Marathon keywording session with the Alamy Lightroom plugin

After downloading and installing the Alamy plugin for Lightroom, I quickly realised that I’d have to organise my keywords into a hierarchy (always have to spell check that word). As pretty much all my photos are building/architecture related I set up the hierarchy as I would doing a 3D model, discipline, element, feature etc. The logical physical elements went fairly easily but the difficulty came trying to sort adjectives and nouns into sensible categories. I did what I could but I’m sure a more logical structure will present itself the more and more I use it. I hope. It took about three evenings and I managed to clean up some near duplicates so at least I had some consistency.
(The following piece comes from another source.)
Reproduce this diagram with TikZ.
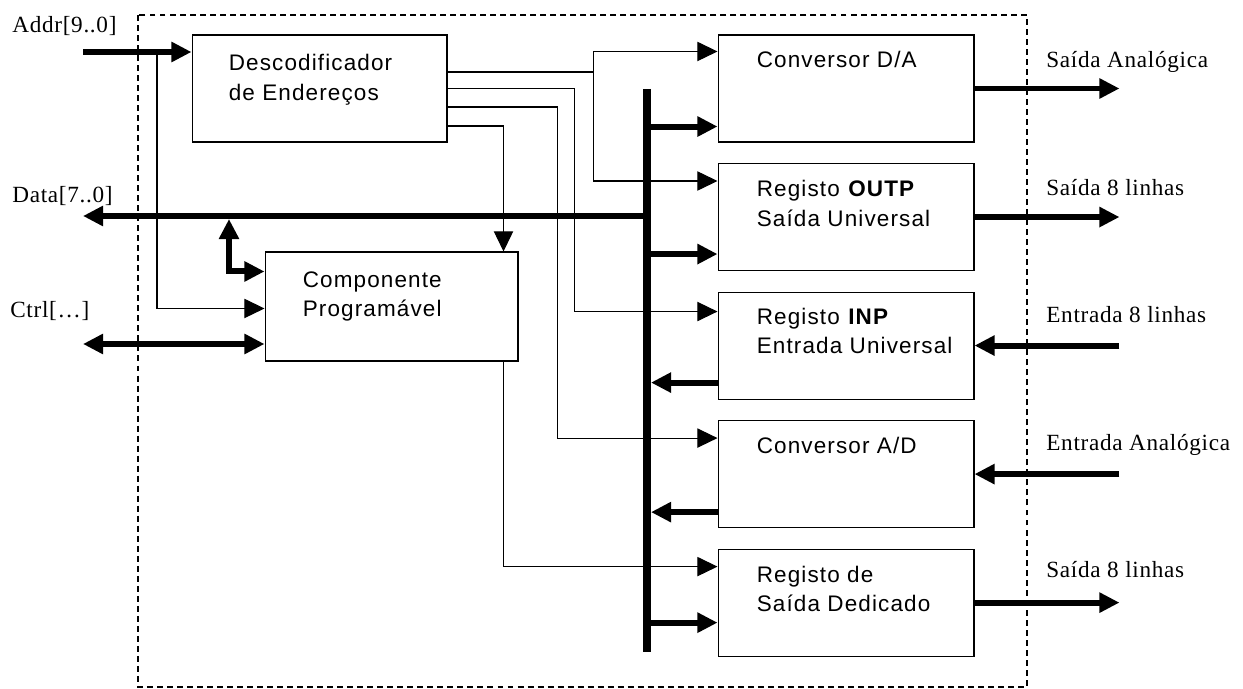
\documentclass[tikz,border=0pt]{standalone}
\usepackage{fontspec}
\setmainfont{Liberation Serif}
\newfontfamily\blockfont[LetterSpace=5]{Liberation Sans}
\newfontfamily\pinfont[LetterSpace=3]{Liberation Serif}
\usetikzlibrary{arrows.meta,positioning}

\begin{document}
\begin{tikzpicture}[x=0.02cm, y=-0.02cm, >={Triangle[length=11.5pt,width=11pt]},
    block/.style={rectangle, draw, line width=0.6pt, minimum width=5.12cm, minimum height=2.14cm, inner sep=0pt},
    blocktext/.style={inner sep=0pt, align=left, font=\blockfont\fontsize{12.8}{16.8}\selectfont},
    iolabel/.style={inner sep=0pt, anchor=base west, font=\pinfont\fontsize{13.2}{15}\selectfont},
    wire/.style={line width=0.6pt},
    busline/.style={line width=3.4pt},
    modframe/.style={line width=0.6pt, dash pattern=on 3.4pt off 2.3pt}]

    \useasboundingbox (0,0) rectangle (1243,689);
    \draw[modframe] (138,15) rectangle (1027,687);

    % address decoder and programmable part
    \node[block, minimum width=5.1cm] (dec) at (319.5,88.5) {};
    \node[blocktext, below right=0.39cm and 0.74cm of dec.north west] (dectext) {Descodificador\\de Endereços};
    \node[block, minimum width=5.06cm, minimum height=2.18cm] (prog) at (391.5,306.5) {};
    \node[blocktext, below right=0.39cm and 0.76cm of prog.north west] (progtext) {Componente\\Programável};

    % peripheral blocks
    \node[block] (dac) at (846,88.5) {};
    \node[block, below=0.41cm of dac] (outp) {};
    \node[block, below=0.41cm of outp] (inp) {};
    \node[block, below=0.41cm of inp] (adc) {};
    \node[block, below=0.41cm of adc] (ded) {};
    \node[blocktext, below right=0.32cm and 0.78cm of dac.north west] (dactext) {Conversor D/A};
    \node[blocktext, below right=0.34cm and 0.78cm of outp.north west] (outptext) {Registo \textbf{OUTP}\\Saída Universal};
    \node[blocktext, below right=0.32cm and 0.78cm of inp.north west] (inptext) {Registo \textbf{INP}\\Entrada Universal};
    \node[blocktext, below right=0.33cm and 0.78cm of adc.north west] (adctext) {Conversor A/D};
    \node[blocktext, below right=0.34cm and 0.78cm of ded.north west] (dedtext) {Registo de\\Saída Dedicado};

    % pin names
    \node[iolabel] (addrname) at (12,33) {Addr[9..0]};
    \node[iolabel] (dataname) at (12,203) {Data[7..0]};
    \node[iolabel] (ctrlname) at (10,317) {Ctrl[\ldots]};
    \node[iolabel] (dacname) at (1046,68) {Saída Analógica};
    \node[iolabel] (outpname) at (1046,195) {Saída 8 linhas};
    \node[iolabel] (inpname) at (1046,322) {Entrada 8 linhas};
    \node[iolabel] (adcname) at (1046,450) {Entrada Analógica};
    \node[iolabel] (dedname) at (1046,577) {Saída 8 linhas};

    \coordinate (addrend) at (83,52);
    \coordinate (addrtap) at (157,52);
    \coordinate (dataend) at (83,216);
    \coordinate (datatap) at (229,219);
    \coordinate (ctrlend) at (83,344);
    \coordinate (bustop) at (647,89);
    \coordinate (busbot) at (647,652);
    \coordinate (busedge) at (651,89);

    % internal data bus
    \draw[line width=4pt] (bustop) -- (busbot);
    \draw[busline,->] (bustop |- dataend) -- (dataend);
    \draw[busline,<->] (datatap) |- ([yshift=-0.4cm]prog.north west);
    \draw[busline,->] (addrend) -- (dec.west |- addrend);
    \draw[wire,->] (addrtap) |- ([yshift=-1.14cm]prog.north west);
    \draw[busline,<->] (ctrlend) -- (prog.west |- ctrlend);

    % chip selects
    \draw[wire] ([yshift=0.33cm]dec.east) -- ++(146,0) coordinate (sel);
    \draw[wire,->] (sel) |- ([yshift=-0.34cm]dac.north west);
    \draw[wire,->] (sel) |- ([yshift=-0.36cm]outp.north west);
    \draw[wire,->] (dec.east) -- ++(127,0) |- ([yshift=-0.4cm]inp.north west);
    \draw[wire,->] ([yshift=-0.37cm]dec.east) -- ++(110,0) |- ([yshift=-0.36cm]adc.north west);
    \draw[wire,->] ([yshift=-0.75cm]dec.east) -| ([xshift=-0.3cm]prog.north east);
    \draw[wire,->] ([xshift=-0.3cm]prog.south east) |- ([yshift=-0.36cm]ded.north west);

    % bus taps
    \coordinate (dacbus) at ([yshift=0.32cm]dac.south west);
    \coordinate (outpbus) at ([yshift=0.34cm]outp.south west);
    \coordinate (inpbus) at ([yshift=0.34cm]inp.south west);
    \coordinate (adcbus) at ([yshift=0.32cm]adc.south west);
    \coordinate (dedbus) at ([yshift=0.68cm]ded.south west);
    \draw[busline,->] (bustop |- dacbus) -- (dacbus);
    \draw[busline,->] (bustop |- outpbus) -- (outpbus);
    \draw[busline,->] (inpbus) -- (busedge |- inpbus);
    \draw[busline,->] (adcbus) -- (busedge |- adcbus);
    \draw[busline,->] (bustop |- dedbus) -- (dedbus);

    % outside world
    \coordinate (dacout) at ([xshift=2.9cm]dac.east);
    \coordinate (outpout) at ([xshift=2.9cm]outp.east);
    \coordinate (inpin) at ([xshift=2.9cm]inp.east);
    \coordinate (adcin) at ([xshift=2.9cm]adc.east);
    \coordinate (dedout) at ([xshift=2.9cm]ded.east);
    \draw[busline,->] (dac.east) -- (dacout);
    \draw[busline,->] (outp.east) -- (outpout);
    \draw[busline,->] (inpin) -- (inp.east);
    \draw[busline,->] (adcin) -- (adc.east);
    \draw[busline,->] (ded.east) -- (dedout);
\end{tikzpicture}
\end{document}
I had 94 images already uploaded and QC passed on Alamy so I went through each image and added missing keywords and some descriptive stuff, photo classification etc. So far the workflow I’m using is adding all the keywords using the hierarchy then manually typing in the Essential and Main keywords as required by Alamy. Initially I wondered why you couldn’t add those special keywords via the hierarchy panel but by having to type them in, you think more about what’s important and unique about each image. There is an option on the plugin export to automatically fill the Essential and Main keyword boxes but you really need full control over what the search engine considers important.

I did twenty yesterday and the remaining 74 during the course of today and I’ve gone video blind, my eyes feel like furry hard boiled eggs.

The Alamy Lightroom plugin can be found here, looks tricky on first inspection but a couple of read throughs of the pdf manual (which doesn’t seem to be in usage order, hence the double read through) and 15 mins of use and everything should click in place.